La tragédie sans fin de la traversée de la Méditerranée frappe aussi les sportifs

Lundi, Novembre 14, 2016 - 17:45

Des milliers d’anonymes gisent par le fond en Mer Méditerranée. Mais parmi ces morts qu’on n’enterrera peut-être pas, il y a aussi des célébrités.

C’est par dizaine que les migrants qui tentent de gagner l’Europe trouvent la mort en Mer Méditerranée. Bateau en avarie, panne sèche de carburant, soif, faim ou froid. La mort continue a des causes multiples mais une cause première : la volonté de gagner à tout prix l’Europe pour échapper à la faim dans son pays d’origine, à la guerre ou à la persécution. Samedi dernier, 1.400 hommes, femmes et enfants de diverses provenances ont été secourus par les garde-côtes italiens au large des côtes siciliennes. Ils avaient embarqué à bord de sept canots pneumatiques, peu adaptés pour une telle traversée par grand froid et pour autant de personnes.
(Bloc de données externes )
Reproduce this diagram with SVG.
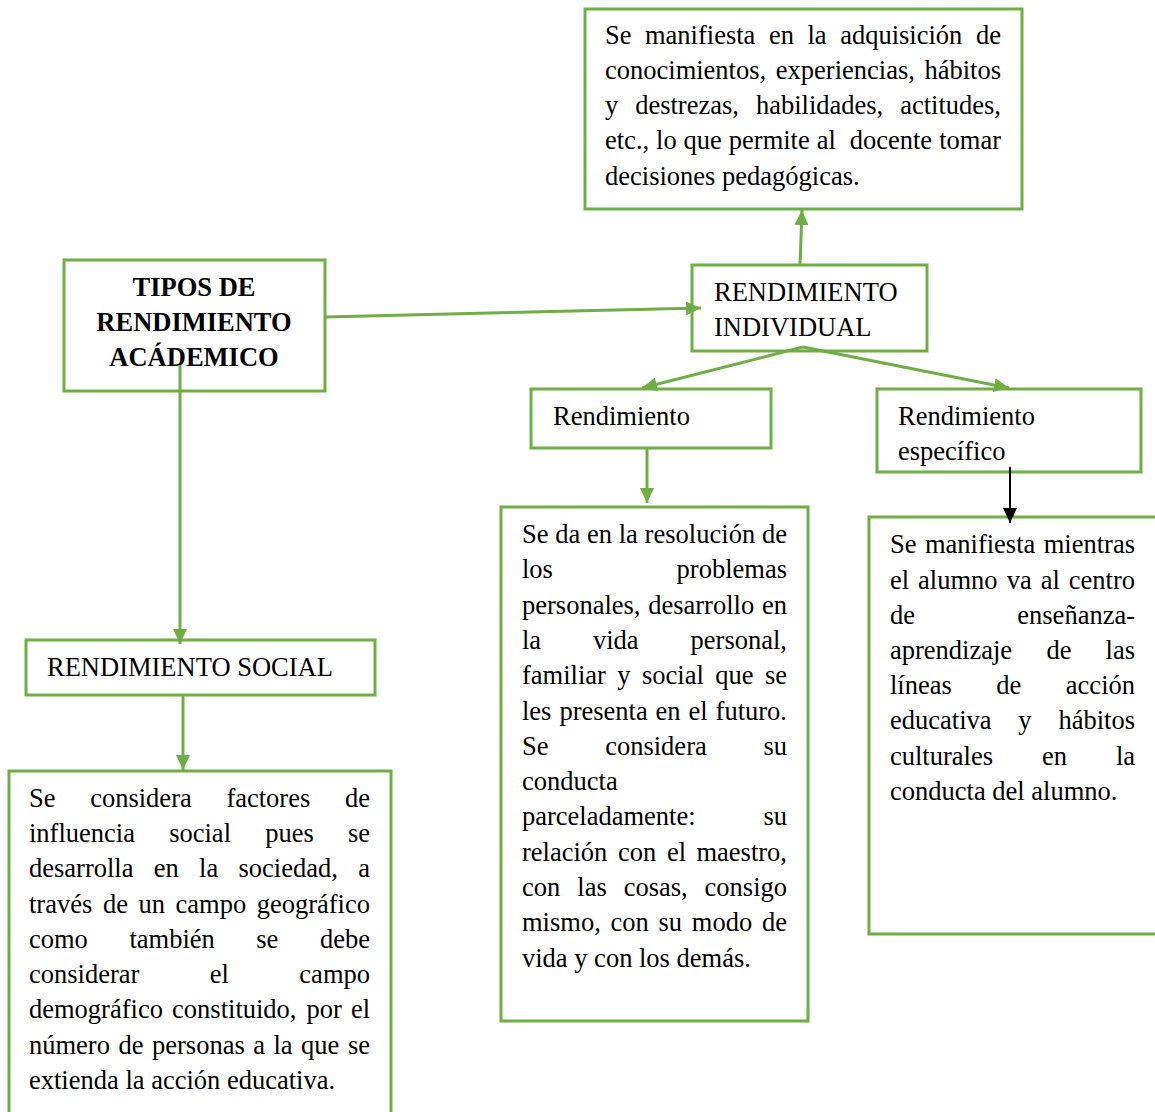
<svg xmlns="http://www.w3.org/2000/svg" width="1155" height="1112" viewBox="0 0 1155 1112">
<style>
.box{fill:#fff;stroke:#70AD47;stroke-width:3}
.t{font-family:"Liberation Serif","Times New Roman",serif;font-size:26.5px;fill:#000}
.b{font-weight:bold}
.e{text-anchor:end}
.c{text-anchor:middle}
.ln{stroke:#70AD47;stroke-width:3;fill:none}
</style>
<defs>
<marker id="ga" markerUnits="userSpaceOnUse" markerWidth="16" markerHeight="14" refX="15" refY="7" orient="auto"><path d="M0,0 L15,7 L0,14 z" fill="#70AD47"/></marker>
<marker id="ka" markerUnits="userSpaceOnUse" markerWidth="16" markerHeight="14" refX="15" refY="7" orient="auto"><path d="M0,0 L15,7 L0,14 z" fill="#000"/></marker>
</defs>
<rect width="1155" height="1112" fill="#fff"/>

<g id="top-desc">
<rect class="box" x="585" y="9" width="437" height="200"/>
<text class="t"><tspan x="605" y="44">Se</tspan><tspan x="645" y="44">manifiesta</tspan><tspan x="769" y="44">en</tspan><tspan x="807.5" y="44">la</tspan><tspan x="840.2" y="44">adquisición</tspan><tspan class="e" x="1001" y="44">de</tspan></text>
<text class="t"><tspan x="605" y="79">conocimientos,</tspan><tspan x="775.8" y="79">experiencias,</tspan><tspan class="e" x="1001" y="79">hábitos</tspan></text>
<text class="t"><tspan x="605" y="114">y</tspan><tspan x="635.2" y="114">destrezas,</tspan><tspan x="755.9" y="114">habilidades,</tspan><tspan class="e" x="1001" y="114">actitudes,</tspan></text>
<text class="t"><tspan x="605" y="149">etc.,</tspan><tspan x="656.1" y="149">lo</tspan><tspan x="683.6" y="149">que</tspan><tspan x="728.8" y="149">permite</tspan><tspan x="816.7" y="149">al</tspan><tspan x="849.7" y="149">docente</tspan><tspan class="e" x="1001" y="149">tomar</tspan></text>
<text class="t" x="605" y="185">decisiones pedagógicas.</text>
</g>

<g id="tipos">
<rect class="box" x="64" y="260" width="261" height="131"/>
<text class="t b c" x="194" y="296">TIPOS DE</text>
<text class="t b c" x="194" y="331">RENDIMIENTO</text>
<text class="t b c" x="194" y="366">ACÁDEMICO</text>
</g>

<g id="individual">
<rect class="box" x="692" y="265" width="235" height="86"/>
<text class="t" x="714" y="301">RENDIMIENTO</text>
<text class="t" x="714" y="336">INDIVIDUAL</text>
</g>

<g id="rendimiento">
<rect class="box" x="531" y="389" width="240" height="59"/>
<text class="t" x="553" y="425">Rendimiento</text>
</g>

<g id="especifico">
<rect class="box" x="877" y="389" width="264" height="83"/>
<text class="t" x="898" y="425">Rendimiento</text>
<text class="t" x="898" y="460">específico</text>
</g>

<g id="social">
<rect class="box" x="26" y="640" width="349" height="55"/>
<text class="t" x="47" y="676">RENDIMIENTO SOCIAL</text>
</g>

<g id="mid-desc">
<rect class="box" x="501" y="507" width="307" height="514"/>
<text class="t" x="522" y="543" textLength="265" lengthAdjust="spacing">Se da en la resolución de</text>
<text class="t"><tspan x="522" y="578">los</tspan><tspan class="e" x="787" y="578">problemas</tspan></text>
<text class="t"><tspan x="522" y="614">personales,</tspan><tspan x="648.2" y="614">desarrollo</tspan><tspan class="e" x="787" y="614">en</tspan></text>
<text class="t"><tspan x="522" y="649">la</tspan><tspan x="593" y="649">vida</tspan><tspan class="e" x="787" y="649">personal,</tspan></text>
<text class="t"><tspan x="522" y="684">familiar</tspan><tspan x="617.3" y="684">y</tspan><tspan x="642" y="684">social</tspan><tspan x="715.2" y="684">que</tspan><tspan class="e" x="787" y="684">se</tspan></text>
<text class="t"><tspan x="522" y="720">les</tspan><tspan x="559.4" y="720">presenta</tspan><tspan x="655.6" y="720">en</tspan><tspan x="688.6" y="720">el</tspan><tspan class="e" x="787" y="720">futuro.</tspan></text>
<text class="t"><tspan x="522" y="755">Se</tspan><tspan x="605.2" y="755">considera</tspan><tspan class="e" x="787" y="755">su</tspan></text>
<text class="t" x="522" y="790">conducta</text>
<text class="t"><tspan x="522" y="825">parceladamente:</tspan><tspan class="e" x="787" y="825">su</tspan></text>
<text class="t"><tspan x="522" y="861">relación</tspan><tspan x="618" y="861">con</tspan><tspan x="666.9" y="861">el</tspan><tspan class="e" x="787" y="861">maestro,</tspan></text>
<text class="t"><tspan x="522" y="896">con</tspan><tspan x="577.3" y="896">las</tspan><tspan x="623.7" y="896">cosas,</tspan><tspan class="e" x="787" y="896">consigo</tspan></text>
<text class="t"><tspan x="522" y="931">mismo,</tspan><tspan x="610.5" y="931">con</tspan><tspan x="658.5" y="931">su</tspan><tspan x="691.8" y="931">modo</tspan><tspan class="e" x="787" y="931">de</tspan></text>
<text class="t" x="522" y="967">vida y con los demás.</text>
</g>

<g id="right-desc">
<rect class="box" x="869" y="517" width="288" height="417"/>
<text class="t"><tspan x="890" y="553">Se</tspan><tspan x="924.9" y="553">manifiesta</tspan><tspan class="e" x="1135" y="553">mientras</tspan></text>
<text class="t"><tspan x="890" y="589">el</tspan><tspan x="918.1" y="589">alumno</tspan><tspan x="1006.7" y="589">va</tspan><tspan x="1040.7" y="589">al</tspan><tspan class="e" x="1135" y="589">centro</tspan></text>
<text class="t"><tspan x="890" y="624">de</tspan><tspan class="e" x="1135" y="624">enseñanza-</tspan></text>
<text class="t"><tspan x="890" y="659">aprendizaje</tspan><tspan x="1046.4" y="659">de</tspan><tspan class="e" x="1135" y="659">las</tspan></text>
<text class="t"><tspan x="890" y="694">líneas</tspan><tspan x="996.3" y="694">de</tspan><tspan class="e" x="1135" y="694">acción</tspan></text>
<text class="t"><tspan x="890" y="729">educativa</tspan><tspan x="1018.3" y="729">y</tspan><tspan class="e" x="1135" y="729">hábitos</tspan></text>
<text class="t"><tspan x="890" y="765">culturales</tspan><tspan x="1041.9" y="765">en</tspan><tspan class="e" x="1135" y="765">la</tspan></text>
<text class="t" x="890" y="800">conducta del alumno.</text>
</g>

<g id="social-desc">
<rect class="box" x="9" y="771" width="382" height="350"/>
<text class="t"><tspan x="29" y="807">Se</tspan><tspan x="90.2" y="807">considera</tspan><tspan x="226.4" y="807">factores</tspan><tspan class="e" x="370" y="807">de</tspan></text>
<text class="t"><tspan x="29" y="842">influencia</tspan><tspan x="169.2" y="842">social</tspan><tspan x="265.2" y="842">pues</tspan><tspan class="e" x="370" y="842">se</tspan></text>
<text class="t"><tspan x="29" y="877">desarrolla</tspan><tspan x="153.8" y="877">en</tspan><tspan x="199.1" y="877">la</tspan><tspan x="238.5" y="877">sociedad,</tspan><tspan class="e" x="370" y="877">a</tspan></text>
<text class="t"><tspan x="29" y="913">través</tspan><tspan x="102.9" y="913">de</tspan><tspan x="138.5" y="913">un</tspan><tspan x="175.6" y="913">campo</tspan><tspan class="e" x="370" y="913">geográfico</tspan></text>
<text class="t"><tspan x="29" y="948">como</tspan><tspan x="129.4" y="948">también</tspan><tspan x="256.3" y="948">se</tspan><tspan class="e" x="370" y="948">debe</tspan></text>
<text class="t"><tspan x="29" y="983">considerar</tspan><tspan x="209.8" y="983">el</tspan><tspan class="e" x="370" y="983">campo</tspan></text>
<text class="t"><tspan x="29" y="1018">demográfico</tspan><tspan x="172.1" y="1018">constituido,</tspan><tspan x="306.4" y="1018">por</tspan><tspan class="e" x="370" y="1018">el</tspan></text>
<text class="t"><tspan x="29" y="1054">número</tspan><tspan x="118.5" y="1054">de</tspan><tspan x="152" y="1054">personas</tspan><tspan x="253.2" y="1054">a</tspan><tspan x="273.5" y="1054">la</tspan><tspan x="301.1" y="1054">que</tspan><tspan class="e" x="370" y="1054">se</tspan></text>
<text class="t" x="29" y="1089">extienda la acción educativa.</text>
</g>

<g id="connectors">
<line class="ln" x1="325" y1="317" x2="701" y2="308" marker-end="url(#ga)"/>
<line class="ln" x1="800" y1="265" x2="802" y2="210" marker-end="url(#ga)"/>
<line class="ln" x1="803" y1="347" x2="642" y2="388" marker-end="url(#ga)"/>
<line class="ln" x1="803" y1="347" x2="1009" y2="388" marker-end="url(#ga)"/>
<line class="ln" x1="647" y1="448" x2="647" y2="503" marker-end="url(#ga)"/>
<line class="ln" x1="180" y1="365" x2="180" y2="644" marker-end="url(#ga)"/>
<line class="ln" x1="183" y1="695" x2="183" y2="770" marker-end="url(#ga)"/>
<line x1="1010" y1="467" x2="1010" y2="523" stroke="#000" stroke-width="2" marker-end="url(#ka)"/>
</g>
</svg>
Des rescapées d’une mort certaine, car depuis le début de cette année 4.000 migrants se sont noyés, ou sont morts de soif ou d’inanition en Méditerranée. Des hommes, des femmes et de plus en plus d’enfants « voyageant » sans parents identifiés, des familles de désespérés confiant leurs enfants au sort pour une entreprise qui promet au bout, peut-être, une vie meilleure en Europe. Un nombre aussi effroyable de morts finit presque par habituer à l’idée de la mort, les intrépides n’envisageant une telle issue que pour les autres, les « sans chance ». Des morts anonymes pour la plupart, qui seront ensevelis (quand ils le sont) dans quelque coin de cimetière suivant le lieu où ils sont retrouvés et leur état de décomposition.

Mais la semaine passée a introduit un changement dans ce film de l’horreur. Car un mort a suscité plus que les autres l’émotion. Il s’agit d’Ali Mbengu, alias « Mille francs ». A 22 ans, Ali est un Gambien notoirement connu dans son pays où il était champion de lutte, sport très prisé en Gambie et dans le Sénégal voisin. Son canot a chaviré au large des côtes libyennes, alors qu’il voulait rejoindre un point de débarquement en Italie. Destin tronqué et grande douleur au sein de la communauté gambienne de sport, tout comme parmi ses compatriotes s’apprêtant eux aussi à tenter leur chance à cette loterie impitoyable.

Sa mort est intervenue une semaine après celle d’une autre jeune sportive gambienne, Fatim Jawara. Elle faisait partie de l’équipe nationale féminine gambienne de football : cruel ! Mais le sort de ceux qui échappent à la mort est-il forcément plus enviable ? Sans doute pas. Souvent les migrants sont bloqués en Libye où ils subissent tortures et humiliations, travaillant pour un maigre salaire qui leur sera ravi par quelque passeur dès qu’ils auront repéré le premier bateau en partance « pour là-bas », c’est-à-dire 300 kilomètres plus au nord-ouest par la mer, vers l’Italie et l’Europe.

Une situation qui commence à faire discuter est celle des jeunes femmes nigérianes, de plus en plus nombreuses parmi les migrants. Elles sont parfois volontaires, parfois fermement prises en main par des souteneurs impitoyables. Lorsqu’elles arrivent en Italie ou dans quelqu’autre pays européen, commence pour elles un autre combat, celui de les arracher à la prostitution. Le trafic des jeunes nigérianes a explosé au cours de la dernière décennie, indique l’Organisation internationale pour les migrations : 433 en 2013, 1.454 en 2014, 5.653 en 2015, 7.768 au 30 septembre de cette année !

Les humanitaires se battent pour les sortir de la prostitution, mais il faut bien reconnaître que bon nombre d’entre elles ne se trouvent pas suffisamment de raison de sortir de leur métier. Peur et fatalisme mêlés, certaines estiment que de l’argent facile gagné, même au prix de la honte dans quelque bourg, vaut mieux que retourner au pays sans rien. Alors elles supportent les violences des souteneurs, leurs menaces couplées à des fétiches, les rafles de la police et même la mort. Chaque soir elles sont de plus en nombreuses sur les trottoirs, par temps de froid ou insupportable canicule.